There's no need of serializable level of isolation in common case. It depends on particular data model, particular access pattern, particular database implementation (MVCC or blocking, and how exactly transaction isolation levels are implemented - e.g. Oracle's "serializable" is closer to PostgreSQL's "repeatable read").

Anyway, any sufficient modern RDBMS implementation provides pretty good level of performance even with serializable isolation level, thanks to decades of tuning and research in the field.


Not in the common case, but it is necessary in the general case. One of the main motivations I have heard from the few people actually using serializable in their systems is the ability to enforce arbitrary constraints under parallelism.

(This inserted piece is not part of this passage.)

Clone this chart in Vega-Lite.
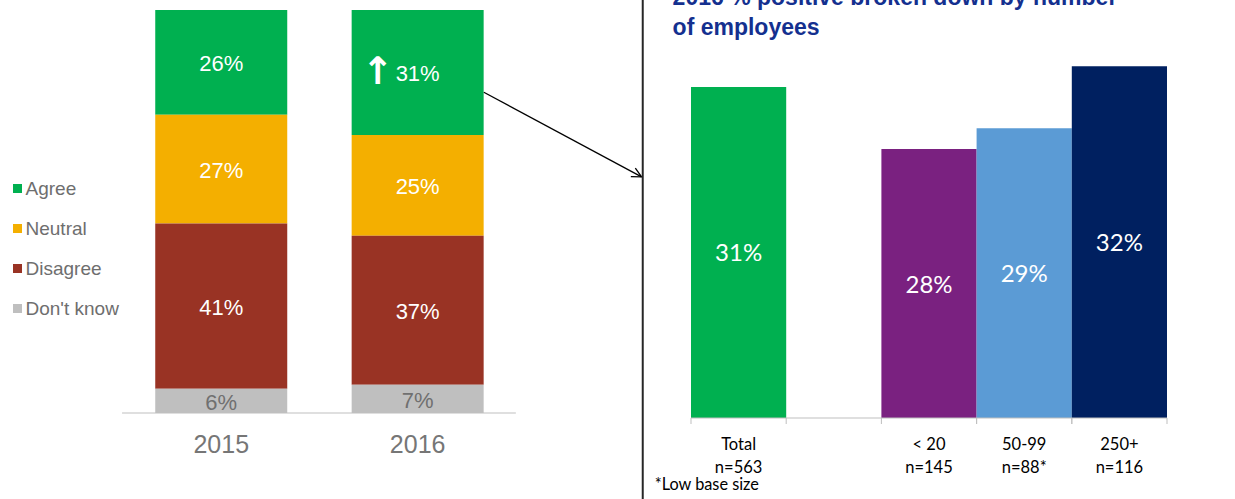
{
  "$schema": "https://vega.github.io/schema/vega-lite/v6.json",
  "width": 1235,
  "height": 413,
  "autosize": "none",
  "padding": {"left": 0, "top": 0, "right": 0, "bottom": 86},
  "config": {"view": {"stroke": null}, "font": "Liberation Sans"},
  "layer": [
    {
      "data": {"values": [
        {"year": 2015, "response": "Agree", "pct": 26, "label": "26%"},
        {"year": 2015, "response": "Neutral", "pct": 27, "label": "27%"},
        {"year": 2015, "response": "Disagree", "pct": 41, "label": "41%"},
        {"year": 2015, "response": "Don't know", "pct": 6, "label": "6%"},
        {"year": 2016, "response": "Agree", "pct": 31, "label": "31%", "trend": "up"},
        {"year": 2016, "response": "Neutral", "pct": 25, "label": "25%"},
        {"year": 2016, "response": "Disagree", "pct": 37, "label": "37%"},
        {"year": 2016, "response": "Don't know", "pct": 7, "label": "7%"}
      ]},
      "transform": [
        {"calculate": "indexof([\"Don't know\",\"Disagree\",\"Neutral\",\"Agree\"], datum.response)", "as": "stackOrder"},
        {"stack": "pct", "groupby": ["year"], "sort": [{"field": "stackOrder", "order": "ascending"}], "as": ["y0", "y1"]},
        {"calculate": "(datum.y0 + datum.y1) / 2", "as": "ymid"}
      ],
      "layer": [
        {
          "mark": {"type": "bar", "width": 132},
          "encoding": {
            "x": {"field": "year", "type": "quantitative", "axis": null,
              "scale": {"domain": [2013.899, 2020.136], "nice": false, "zero": false}},
            "y": {"field": "y0", "type": "quantitative", "scale": {"domain": [0, 102.48], "nice": false, "zero": false}, "axis": null},
            "y2": {"field": "y1"},
            "color": {"field": "response", "type": "nominal",
              "scale": {"domain": ["Agree", "Neutral", "Disagree", "Don't know"], "range": ["#00B050", "#F4AF00", "#993324", "#BFBFBF"]},
              "legend": {"orient": "none", "legendX": 8, "legendY": 179, "title": null, "symbolType": "square", "symbolSize": 81,
                "symbolStrokeWidth": 0, "labelFontSize": 19, "labelColor": "#6E6E6E", "labelFont": "Liberation Sans",
                "rowPadding": 20, "labelOffset": -1.5, "padding": 0}}
          }
        },
        {
          "mark": {"type": "text", "fontSize": 22, "font": "Liberation Sans", "baseline": "middle", "dy": 2},
          "encoding": {
            "x": {"field": "year", "type": "quantitative", "axis": null},
            "y": {"field": "ymid", "type": "quantitative", "axis": null},
            "text": {"field": "label"},
            "color": {"condition": {"test": "datum.response === \"Don't know\"", "value": "#707070"}, "value": "#FFFFFF"}
          }
        },
        {
          "transform": [{"filter": "datum.trend === 'up'"}],
          "mark": {"type": "text", "fontSize": 38, "fontWeight": "bold", "font": "DejaVu Sans", "baseline": "middle", "dx": -40, "dy": 1, "color": "#FFFFFF"},
          "encoding": {
            "x": {"field": "year", "type": "quantitative", "axis": null},
            "y": {"field": "ymid", "type": "quantitative", "axis": null},
            "text": {"value": "↑"}
          }
        },
        {
          "transform": [{"filter": "datum.response === 'Agree'"}],
          "mark": {"type": "text", "fontSize": 25, "font": "Liberation Sans", "baseline": "alphabetic", "color": "#767676"},
          "encoding": {
            "x": {"field": "year", "type": "quantitative", "axis": null},
            "y": {"datum": -9.93, "type": "quantitative", "axis": null},
            "text": {"field": "year", "type": "quantitative", "format": "d"}
          }
        },
        {
          "data": {"values": [{}]},
          "mark": {"type": "rule", "color": "#BFBFBF", "strokeWidth": 1},
          "encoding": {
            "x": {"datum": 2014.495, "type": "quantitative", "axis": null},
            "x2": {"datum": 2016.5},
            "y": {"datum": 0, "type": "quantitative", "axis": null}
          }
        },
        {
          "data": {"values": [{}]},
          "mark": {"type": "rule", "color": "#000000", "strokeWidth": 1.3},
          "encoding": {
            "x": {"datum": 2016.337, "type": "quantitative", "axis": null},
            "x2": {"datum": 2017.14},
            "y": {"datum": 79.6, "type": "quantitative", "axis": null},
            "y2": {"datum": 58.6}
          }
        },
        {
          "data": {"values": [{}]},
          "mark": {"type": "point", "shape": "M-1.6,-0.8L0,0L-1.6,0.8", "filled": false, "size": 144, "angle": 28, "stroke": "#000000", "strokeWidth": 1.3, "opacity": 1},
          "encoding": {
            "x": {"datum": 2017.14, "type": "quantitative", "axis": null},
            "y": {"datum": 58.6, "type": "quantitative", "axis": null}
          }
        },
        {
          "data": {"values": [{}]},
          "mark": {"type": "rule", "color": "#262626", "strokeWidth": 2},
          "encoding": {
            "x": {"datum": 2017.146, "type": "quantitative", "axis": null},
            "y": {"datum": 104, "type": "quantitative", "axis": null},
            "y2": {"datum": -22}
          }
        },
        {
          "data": {"values": [{}]},
          "mark": {"type": "text", "align": "left", "baseline": "alphabetic", "lineHeight": 30, "fontSize": 23, "fontWeight": "bold", "font": "Liberation Sans", "color": "#14308F"},
          "encoding": {
            "x": {"datum": 2017.298, "type": "quantitative", "axis": null},
            "y": {"datum": 101.24, "type": "quantitative", "axis": null},
            "text": {"value": ["2016 % positive broken down by number", "of employees"]}
          }
        },
        {
          "data": {"values": [{}]},
          "mark": {"type": "text", "align": "left", "baseline": "alphabetic", "fontSize": 16.3, "font": "Lato", "color": "#000000"},
          "encoding": {
            "x": {"datum": 2017.207, "type": "quantitative", "axis": null},
            "y": {"datum": -19.1, "type": "quantitative", "axis": null},
            "text": {"value": "*Low base size"}
          }
        }
      ]
    },
    {
      "data": {"values": [
        {"group": "Total\nn=563", "value": 31, "label": "31%"},
        {"group": "< 20\nn=145", "value": 28, "label": "28%"},
        {"group": "50-99\nn=88*", "value": 29, "label": "29%"},
        {"group": "250+\nn=116", "value": 32, "label": "32%"}
      ]},
      "transform": [{"calculate": "(datum.value + 15) / 2", "as": "mid"}],
      "layer": [
        {
          "mark": {"type": "bar"},
          "encoding": {
            "x": {"field": "group", "type": "nominal", "axis": null,
              "scale": {"domain": ["Total\nn=563", " ", "< 20\nn=145", "50-99\nn=88*", "250+\nn=116"], "range": [691, 1167], "paddingInner": 0, "paddingOuter": 0}},
            "y": {"field": "value", "type": "quantitative", "scale": {"domain": [15.242, 35.203], "nice": false, "zero": false}, "axis": null},
            "y2": {"datum": 15},
            "color": {"field": "group", "type": "nominal",
              "scale": {"domain": ["Total\nn=563", "< 20\nn=145", "50-99\nn=88*", "250+\nn=116"], "range": ["#00B050", "#7A2180", "#5B9BD5", "#002060"]},
              "legend": null}
          }
        },
        {
          "mark": {"type": "text", "fontSize": 24, "font": "Lato", "baseline": "middle", "dy": 2, "color": "#FFFFFF"},
          "encoding": {
            "x": {"field": "group", "type": "nominal", "axis": null},
            "y": {"field": "mid", "type": "quantitative", "axis": null},
            "text": {"field": "label"}
          }
        },
        {
          "mark": {"type": "text", "fontSize": 16.5, "font": "Lato", "baseline": "alphabetic", "lineBreak": "\n", "lineHeight": 23, "color": "#000000"},
          "encoding": {
            "x": {"field": "group", "type": "nominal", "axis": null},
            "y": {"datum": 13.453, "type": "quantitative", "axis": null},
            "text": {"field": "group"}
          }
        },
        {
          "data": {"values": [{}]},
          "mark": {"type": "rule", "color": "#BFBFBF", "strokeWidth": 1, "xOffset": -47.6, "x2Offset": 47.6},
          "encoding": {
            "x": {"datum": "Total\nn=563", "type": "nominal", "axis": null},
            "x2": {"datum": "250+\nn=116"},
            "y": {"datum": 15, "type": "quantitative", "axis": null}
          }
        },
        {
          "mark": {"type": "rule", "color": "#BFBFBF", "strokeWidth": 1, "xOffset": -47.6},
          "encoding": {
            "x": {"field": "group", "type": "nominal", "axis": null},
            "y": {"datum": 15, "type": "quantitative", "axis": null},
            "y2": {"datum": 14.71}
          }
        },
        {
          "mark": {"type": "rule", "color": "#BFBFBF", "strokeWidth": 1, "xOffset": 47.6},
          "encoding": {
            "x": {"field": "group", "type": "nominal", "axis": null},
            "y": {"datum": 15, "type": "quantitative", "axis": null},
            "y2": {"datum": 14.71}
          }
        }
      ]
    }
  ],
  "resolve": {"scale": {"x": "independent", "y": "independent", "color": "independent"}}
}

And, yes, performance should in general still be good, but there is less knowledge out there about how to solve the performance issues specific to serializable since there are few people who use it (at least in the PostgreSQL world).


Well, not so many people use serializable in their systems (in the whole system, for every transaction) and that is common and reasonable approach. They use the minimal isolation level for particular transaction that keeps their data consistent. Most widely used safe default is repeatable read, in PostgreSQL terms.

Broadly speaking, of course there are some quirks in the field, let's start from "A critique of ANSI SQL isolation levels"[1] by Jim Gray et al., an author of highly respected fundamental book about transactions [2]. But the very kind of problems discussed in RDBMS world, is a rather contrasting with an "ACID? why do we need it?" attitude that is so often in the world of "web scale NoSQL".

[1] http://dl.acm.org/citation.cfm?id=223785

[2] https://www.amazon.com/Transaction-Processing-Concepts-Techn...?


> "using serializable in their systems is the ability to enforce arbitrary constraints under parallelism"

That's a funny way to say that. :-) Because what it really means is, "wanting to enforce a total lack of parallelism when under parallelism." I mean I get what you're saying, it was just funny to read.


Can you give a use-case for such a constraint that can not be avoided by a better data organization? I'm not sure why you would deliberately design your data with constraints based on other row contents.

Also: how do you enforce such constraints with MongoDB exactly? If the answer is "do it in the application", then your answer applies to relational databases too.


A common example is making sure that every event in a bookkeeping system balances to zero (e.g. three rows: -125 EUR bank, +100 EUR office materials, +25 EUR tax). To enforce this at the database level you either need to run at SERIALIZABLE, take a table lock, or do something horrible with your database structure (like putting all rows of the event in a JSON blob).

When I have solved this case I have done it in the application by making sure we are only using a small set of carefully audited stored procedures to modify the event table.

MongoDB does not even try to solve this kind of problem, and I am the wrong guy to ask if you want someone to try to make a case for using it anywhere.


A common example is making sure that every event in a bookkeeping system balances to zero (e.g. three rows: -125 EUR bank, +100 EUR office materials, +25 EUR tax). To enforce this at the database level you either need to run at SERIALIZABLE, take a table lock, or do something horrible with your database structure (like putting all rows of the event in a JSON blob).

Or you deny direct table inserts, and provide a stored procedure for inserting multiple rows in one transaction. But I see how it could be useful in the generic case.


Which is exactly what I did when I had to solve the problem. :) And you are right in mentioning that the fact that you can restrict modification of the database to only certain stored procedures is a great help here.


With on commit triggers or deferrable check constraints it would be easier, but in Oracle you could use a materialized view with "on commit refresh" and add triggers to this MV.


You don't have to avoid such constraints if they are natural to data model actually. It's much faster (and safer, thanks to transactions) to check new data against some old data when the checking code is as close to the data as possible, instead of make a couple additional requests between DBMS and the business logic layer.